## Extracted data entries

+++++

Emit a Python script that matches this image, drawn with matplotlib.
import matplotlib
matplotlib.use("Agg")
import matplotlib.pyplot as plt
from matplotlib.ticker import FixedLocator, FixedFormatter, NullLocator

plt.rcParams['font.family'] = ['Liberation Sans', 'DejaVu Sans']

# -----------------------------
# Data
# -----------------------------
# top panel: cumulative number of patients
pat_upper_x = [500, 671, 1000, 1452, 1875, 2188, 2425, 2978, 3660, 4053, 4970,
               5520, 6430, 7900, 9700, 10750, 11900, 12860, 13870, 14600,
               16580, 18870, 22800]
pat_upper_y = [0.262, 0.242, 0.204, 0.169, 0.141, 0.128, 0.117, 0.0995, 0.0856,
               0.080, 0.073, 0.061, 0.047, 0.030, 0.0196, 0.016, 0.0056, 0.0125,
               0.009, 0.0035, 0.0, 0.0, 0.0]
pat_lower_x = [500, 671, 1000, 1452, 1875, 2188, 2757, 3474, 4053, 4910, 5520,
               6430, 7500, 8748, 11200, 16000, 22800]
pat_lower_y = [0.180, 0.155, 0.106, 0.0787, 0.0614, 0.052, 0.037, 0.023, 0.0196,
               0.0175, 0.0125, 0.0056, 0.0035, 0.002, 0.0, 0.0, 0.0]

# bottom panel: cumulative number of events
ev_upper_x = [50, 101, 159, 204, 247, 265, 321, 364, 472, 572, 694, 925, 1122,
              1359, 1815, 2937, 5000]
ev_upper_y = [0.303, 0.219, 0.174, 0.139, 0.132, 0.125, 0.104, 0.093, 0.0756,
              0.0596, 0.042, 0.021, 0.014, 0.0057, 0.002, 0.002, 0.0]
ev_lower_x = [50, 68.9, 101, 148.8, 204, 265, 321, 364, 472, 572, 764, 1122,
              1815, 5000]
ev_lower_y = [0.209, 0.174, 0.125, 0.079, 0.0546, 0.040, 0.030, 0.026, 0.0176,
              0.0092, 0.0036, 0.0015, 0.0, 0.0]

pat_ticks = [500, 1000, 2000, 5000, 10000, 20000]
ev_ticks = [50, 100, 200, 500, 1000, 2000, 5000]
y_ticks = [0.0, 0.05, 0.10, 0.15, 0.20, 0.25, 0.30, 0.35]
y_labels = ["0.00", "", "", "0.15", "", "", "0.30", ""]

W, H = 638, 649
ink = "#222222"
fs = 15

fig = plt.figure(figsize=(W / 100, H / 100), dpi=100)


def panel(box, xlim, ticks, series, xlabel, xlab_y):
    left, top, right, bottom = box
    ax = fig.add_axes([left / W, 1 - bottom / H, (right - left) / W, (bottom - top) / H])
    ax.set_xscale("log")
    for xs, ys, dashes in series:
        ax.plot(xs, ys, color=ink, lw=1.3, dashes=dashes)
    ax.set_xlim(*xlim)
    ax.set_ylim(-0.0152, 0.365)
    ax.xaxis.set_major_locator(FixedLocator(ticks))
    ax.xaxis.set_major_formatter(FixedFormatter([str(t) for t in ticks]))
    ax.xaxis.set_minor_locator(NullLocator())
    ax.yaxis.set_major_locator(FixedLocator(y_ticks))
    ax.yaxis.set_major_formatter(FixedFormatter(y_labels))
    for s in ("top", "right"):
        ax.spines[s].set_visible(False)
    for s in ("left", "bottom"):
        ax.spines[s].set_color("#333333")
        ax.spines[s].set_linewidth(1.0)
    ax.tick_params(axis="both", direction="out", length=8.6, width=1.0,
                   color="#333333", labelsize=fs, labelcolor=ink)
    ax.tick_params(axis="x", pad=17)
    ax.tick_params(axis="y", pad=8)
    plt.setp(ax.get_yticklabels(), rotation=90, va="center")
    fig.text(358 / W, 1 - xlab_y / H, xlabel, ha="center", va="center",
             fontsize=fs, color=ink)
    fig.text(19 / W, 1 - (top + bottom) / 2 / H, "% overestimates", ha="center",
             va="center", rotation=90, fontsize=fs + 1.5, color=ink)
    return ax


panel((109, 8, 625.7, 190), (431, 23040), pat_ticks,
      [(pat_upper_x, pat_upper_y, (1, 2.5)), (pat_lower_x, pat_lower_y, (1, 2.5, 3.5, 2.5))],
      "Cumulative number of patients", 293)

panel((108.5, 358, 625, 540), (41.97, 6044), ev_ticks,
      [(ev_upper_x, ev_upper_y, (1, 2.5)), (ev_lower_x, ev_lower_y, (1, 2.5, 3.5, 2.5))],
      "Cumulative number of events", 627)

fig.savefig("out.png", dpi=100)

+++++

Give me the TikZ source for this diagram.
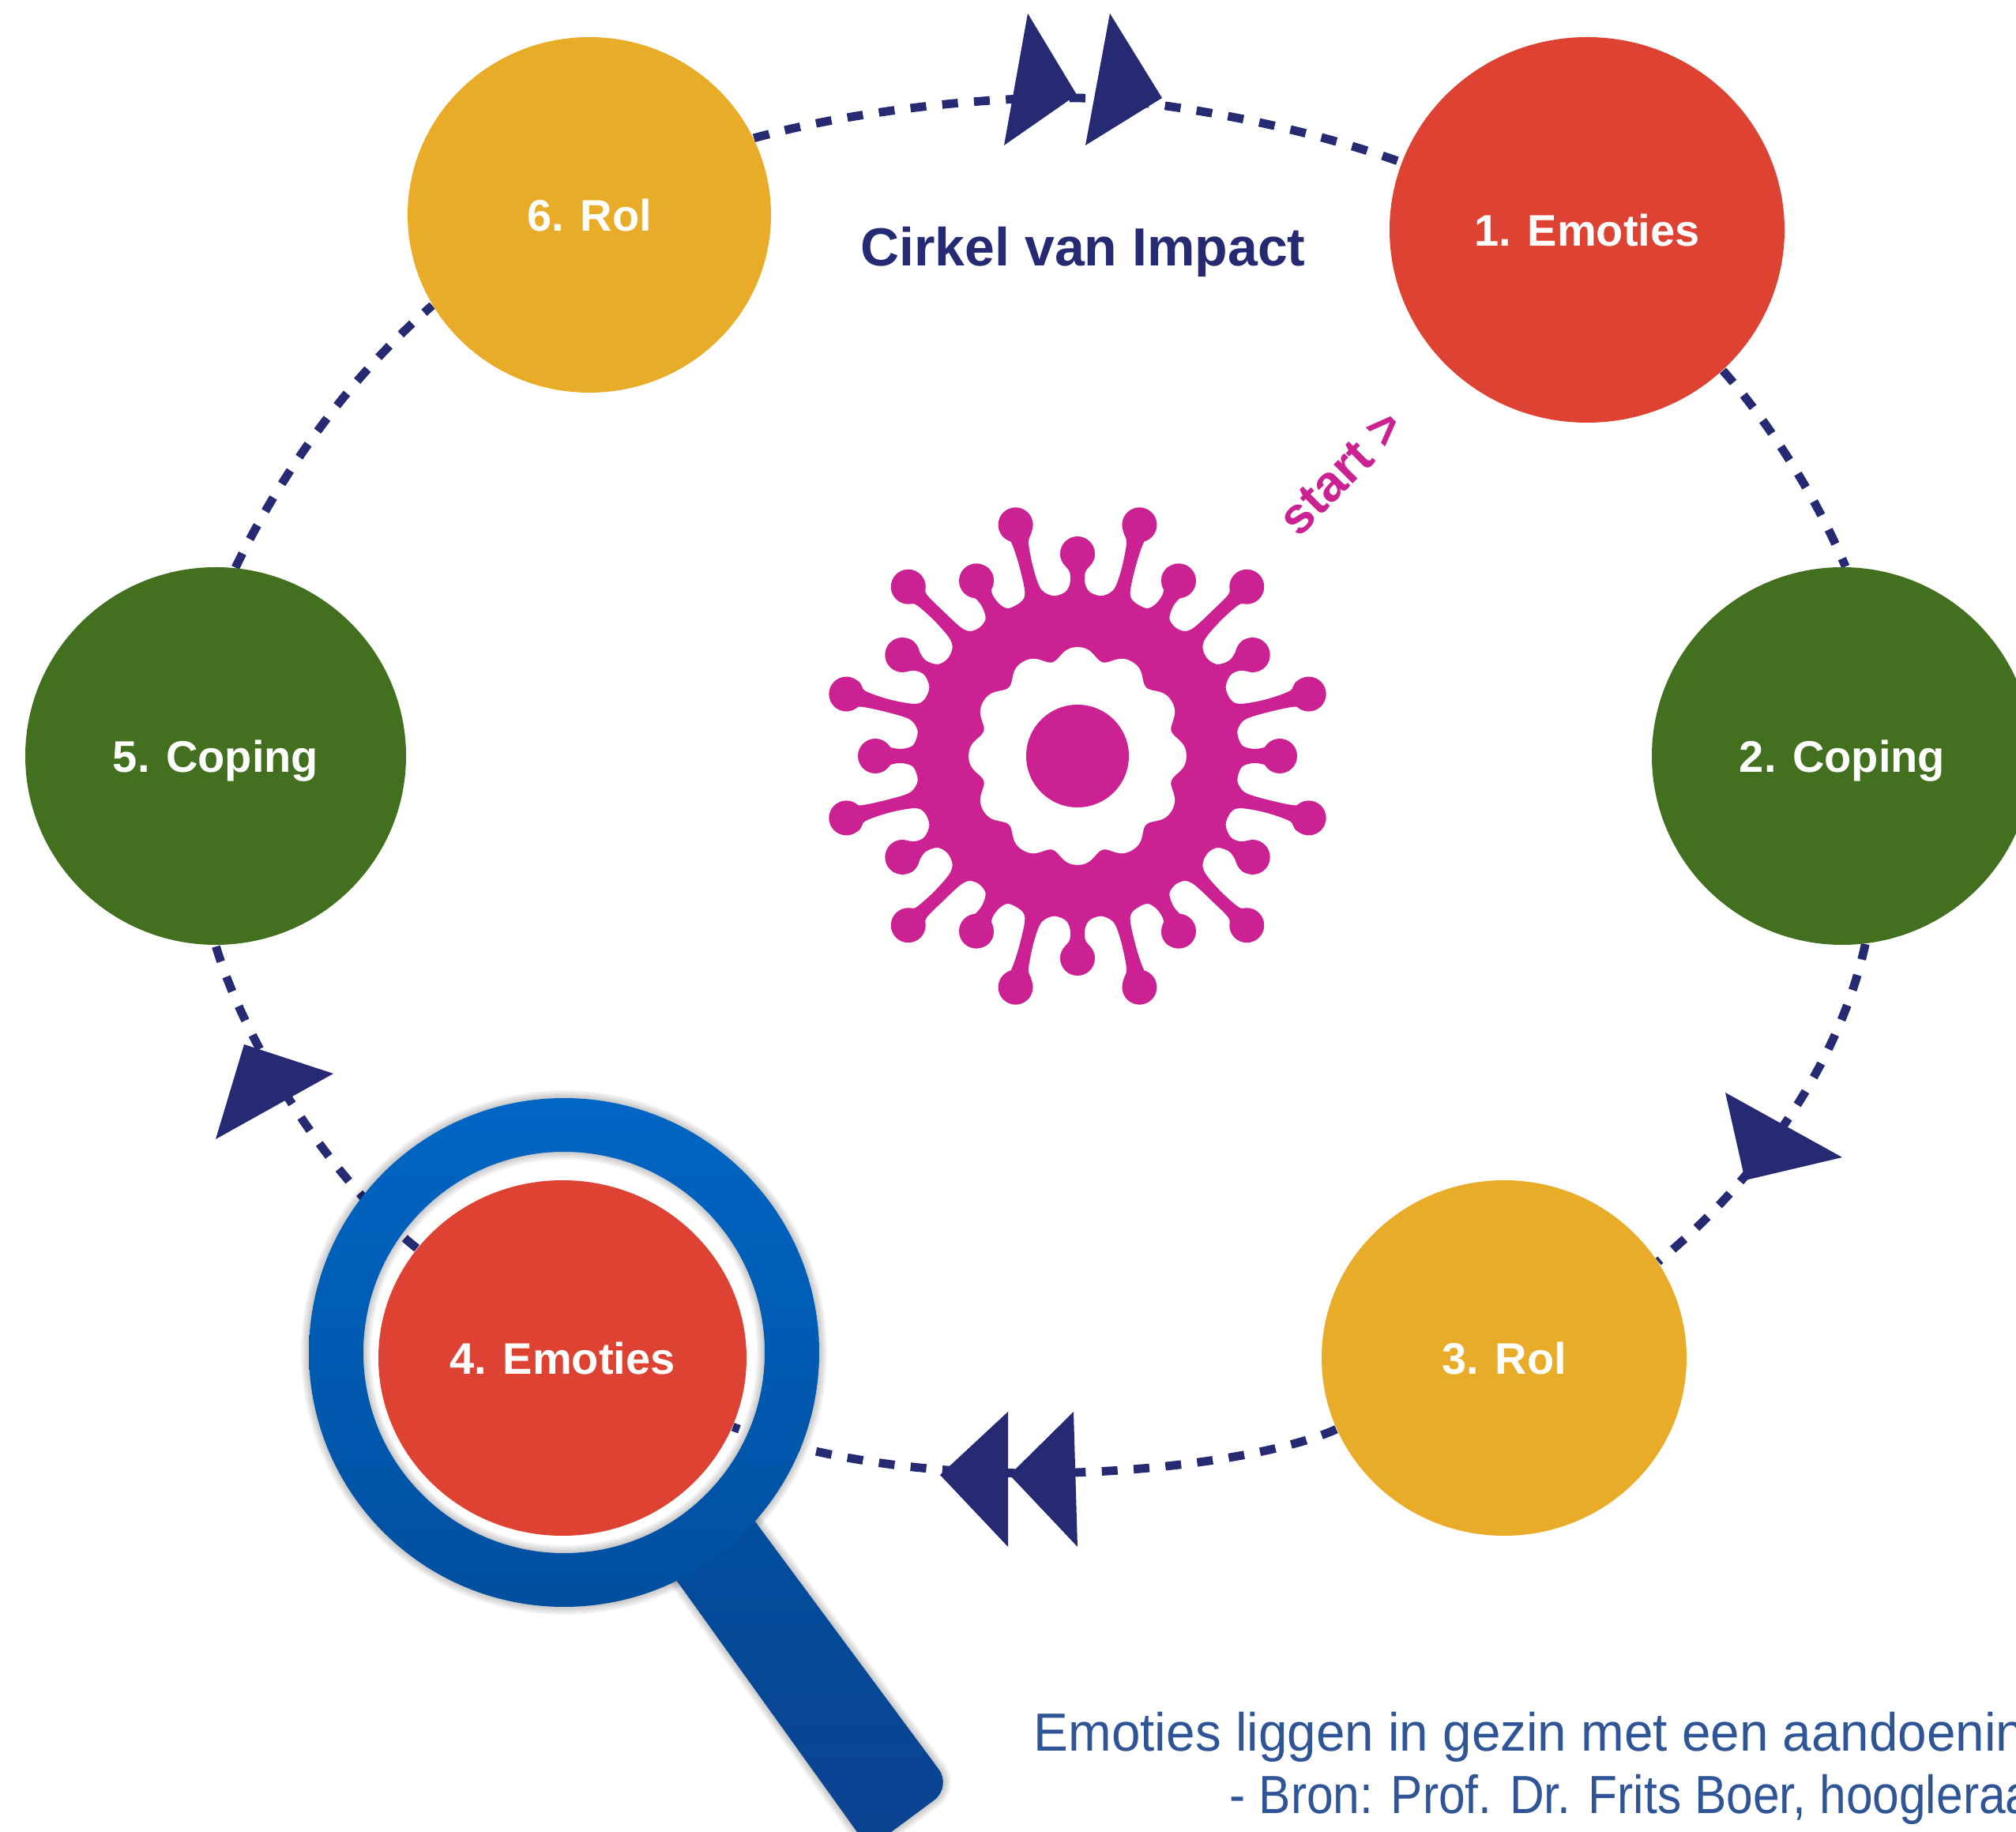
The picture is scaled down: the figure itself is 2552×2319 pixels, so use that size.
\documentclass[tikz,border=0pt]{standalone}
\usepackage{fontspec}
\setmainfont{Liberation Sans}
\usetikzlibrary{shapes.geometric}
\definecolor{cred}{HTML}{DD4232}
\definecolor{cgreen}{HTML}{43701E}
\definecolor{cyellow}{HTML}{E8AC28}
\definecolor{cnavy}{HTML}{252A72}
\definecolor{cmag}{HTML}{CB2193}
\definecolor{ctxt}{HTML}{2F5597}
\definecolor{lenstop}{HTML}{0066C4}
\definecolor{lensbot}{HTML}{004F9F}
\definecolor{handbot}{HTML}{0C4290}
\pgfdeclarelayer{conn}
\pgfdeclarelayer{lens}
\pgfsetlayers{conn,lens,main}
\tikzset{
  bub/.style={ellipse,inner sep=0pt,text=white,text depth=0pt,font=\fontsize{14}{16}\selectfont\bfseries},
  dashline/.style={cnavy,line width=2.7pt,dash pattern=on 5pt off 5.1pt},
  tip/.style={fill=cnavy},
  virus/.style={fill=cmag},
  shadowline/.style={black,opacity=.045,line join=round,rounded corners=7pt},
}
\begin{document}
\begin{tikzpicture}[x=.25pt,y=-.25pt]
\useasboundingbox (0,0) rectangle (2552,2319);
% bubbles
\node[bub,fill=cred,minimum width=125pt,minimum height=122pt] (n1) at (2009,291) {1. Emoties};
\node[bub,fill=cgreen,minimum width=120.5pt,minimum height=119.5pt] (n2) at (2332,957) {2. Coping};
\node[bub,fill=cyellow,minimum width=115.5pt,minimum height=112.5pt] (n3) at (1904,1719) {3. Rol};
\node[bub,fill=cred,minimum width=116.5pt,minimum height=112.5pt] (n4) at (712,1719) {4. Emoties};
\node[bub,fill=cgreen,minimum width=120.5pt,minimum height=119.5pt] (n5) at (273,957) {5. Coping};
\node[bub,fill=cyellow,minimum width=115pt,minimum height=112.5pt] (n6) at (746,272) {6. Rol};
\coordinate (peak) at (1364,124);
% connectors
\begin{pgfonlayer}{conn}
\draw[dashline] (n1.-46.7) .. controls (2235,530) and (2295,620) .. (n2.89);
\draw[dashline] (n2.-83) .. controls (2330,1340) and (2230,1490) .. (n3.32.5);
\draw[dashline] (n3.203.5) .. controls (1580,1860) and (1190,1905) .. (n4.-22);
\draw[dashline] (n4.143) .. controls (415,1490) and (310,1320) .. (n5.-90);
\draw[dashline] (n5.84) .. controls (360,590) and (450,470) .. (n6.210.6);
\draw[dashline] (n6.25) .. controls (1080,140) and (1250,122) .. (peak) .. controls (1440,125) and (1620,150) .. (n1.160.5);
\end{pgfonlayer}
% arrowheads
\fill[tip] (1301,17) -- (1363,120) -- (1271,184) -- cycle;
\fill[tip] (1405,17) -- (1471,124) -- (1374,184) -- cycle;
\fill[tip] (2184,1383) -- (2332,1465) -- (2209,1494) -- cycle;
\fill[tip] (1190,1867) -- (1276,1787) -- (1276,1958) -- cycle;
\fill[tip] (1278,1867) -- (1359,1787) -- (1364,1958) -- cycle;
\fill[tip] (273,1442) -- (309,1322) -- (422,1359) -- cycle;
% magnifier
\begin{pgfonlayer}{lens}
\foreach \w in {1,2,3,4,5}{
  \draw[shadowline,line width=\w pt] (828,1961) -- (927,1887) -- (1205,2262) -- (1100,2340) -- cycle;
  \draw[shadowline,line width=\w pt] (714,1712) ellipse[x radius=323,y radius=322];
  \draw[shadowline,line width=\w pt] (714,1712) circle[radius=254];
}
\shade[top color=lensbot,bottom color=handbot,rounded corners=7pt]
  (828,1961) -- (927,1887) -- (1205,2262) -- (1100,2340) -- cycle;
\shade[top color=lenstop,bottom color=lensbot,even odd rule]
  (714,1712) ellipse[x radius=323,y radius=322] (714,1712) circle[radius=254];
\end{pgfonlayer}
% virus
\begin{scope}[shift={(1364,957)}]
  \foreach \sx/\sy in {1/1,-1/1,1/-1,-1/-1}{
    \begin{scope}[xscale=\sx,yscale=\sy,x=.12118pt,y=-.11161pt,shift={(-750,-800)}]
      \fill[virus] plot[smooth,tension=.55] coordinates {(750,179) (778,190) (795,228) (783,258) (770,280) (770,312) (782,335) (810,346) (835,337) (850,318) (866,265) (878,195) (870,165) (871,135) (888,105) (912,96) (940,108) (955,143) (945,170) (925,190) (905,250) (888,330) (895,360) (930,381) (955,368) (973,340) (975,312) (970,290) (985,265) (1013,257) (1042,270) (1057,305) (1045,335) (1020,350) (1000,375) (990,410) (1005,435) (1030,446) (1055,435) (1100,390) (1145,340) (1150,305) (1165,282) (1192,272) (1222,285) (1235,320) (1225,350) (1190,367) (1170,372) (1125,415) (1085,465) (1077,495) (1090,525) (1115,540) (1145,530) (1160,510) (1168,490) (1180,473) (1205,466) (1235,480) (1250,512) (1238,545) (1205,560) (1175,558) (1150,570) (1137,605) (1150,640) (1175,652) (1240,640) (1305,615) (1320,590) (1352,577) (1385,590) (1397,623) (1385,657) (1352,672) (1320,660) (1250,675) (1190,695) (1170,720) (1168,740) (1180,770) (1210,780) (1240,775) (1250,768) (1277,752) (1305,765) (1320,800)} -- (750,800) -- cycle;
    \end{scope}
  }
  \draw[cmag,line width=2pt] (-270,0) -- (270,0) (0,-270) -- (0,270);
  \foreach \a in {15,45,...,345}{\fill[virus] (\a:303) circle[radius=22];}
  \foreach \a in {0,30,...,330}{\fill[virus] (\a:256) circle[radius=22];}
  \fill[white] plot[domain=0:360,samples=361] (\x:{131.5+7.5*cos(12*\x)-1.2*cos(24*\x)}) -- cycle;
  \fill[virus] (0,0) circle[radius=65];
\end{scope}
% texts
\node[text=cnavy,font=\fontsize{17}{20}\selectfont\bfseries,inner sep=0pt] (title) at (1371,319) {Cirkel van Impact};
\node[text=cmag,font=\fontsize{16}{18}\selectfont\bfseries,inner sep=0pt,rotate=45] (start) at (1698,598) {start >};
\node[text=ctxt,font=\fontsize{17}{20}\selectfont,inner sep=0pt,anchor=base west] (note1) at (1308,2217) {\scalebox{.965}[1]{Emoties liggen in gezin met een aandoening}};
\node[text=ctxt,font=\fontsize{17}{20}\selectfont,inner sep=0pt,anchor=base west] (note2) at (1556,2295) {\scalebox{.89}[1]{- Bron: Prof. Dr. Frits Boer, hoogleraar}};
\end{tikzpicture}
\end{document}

+++++

## What is being asked
Exactly the lines from the line containing "Emit a Python" to the line containing "0.0175, 0.0125, 0.0056, 0.0035, 0.002, 0.0, 0.0, 0.0]", both included, are to be set down; no other line belongs in the answer.

## Output of the exercise
Emit a Python script that matches this image, drawn with matplotlib.
import matplotlib
matplotlib.use("Agg")
import matplotlib.pyplot as plt
from matplotlib.ticker import FixedLocator, FixedFormatter, NullLocator

plt.rcParams['font.family'] = ['Liberation Sans', 'DejaVu Sans']

# -----------------------------
# Data
# -----------------------------
# top panel: cumulative number of patients
pat_upper_x = [500, 671, 1000, 1452, 1875, 2188, 2425, 2978, 3660, 4053, 4970,
               5520, 6430, 7900, 9700, 10750, 11900, 12860, 13870, 14600,
               16580, 18870, 22800]
pat_upper_y = [0.262, 0.242, 0.204, 0.169, 0.141, 0.128, 0.117, 0.0995, 0.0856,
               0.080, 0.073, 0.061, 0.047, 0.030, 0.0196, 0.016, 0.0056, 0.0125,
               0.009, 0.0035, 0.0, 0.0, 0.0]
pat_lower_x = [500, 671, 1000, 1452, 1875, 2188, 2757, 3474, 4053, 4910, 5520,
               6430, 7500, 8748, 11200, 16000, 22800]
pat_lower_y = [0.180, 0.155, 0.106, 0.0787, 0.0614, 0.052, 0.037, 0.023, 0.0196,
               0.0175, 0.0125, 0.0056, 0.0035, 0.002, 0.0, 0.0, 0.0]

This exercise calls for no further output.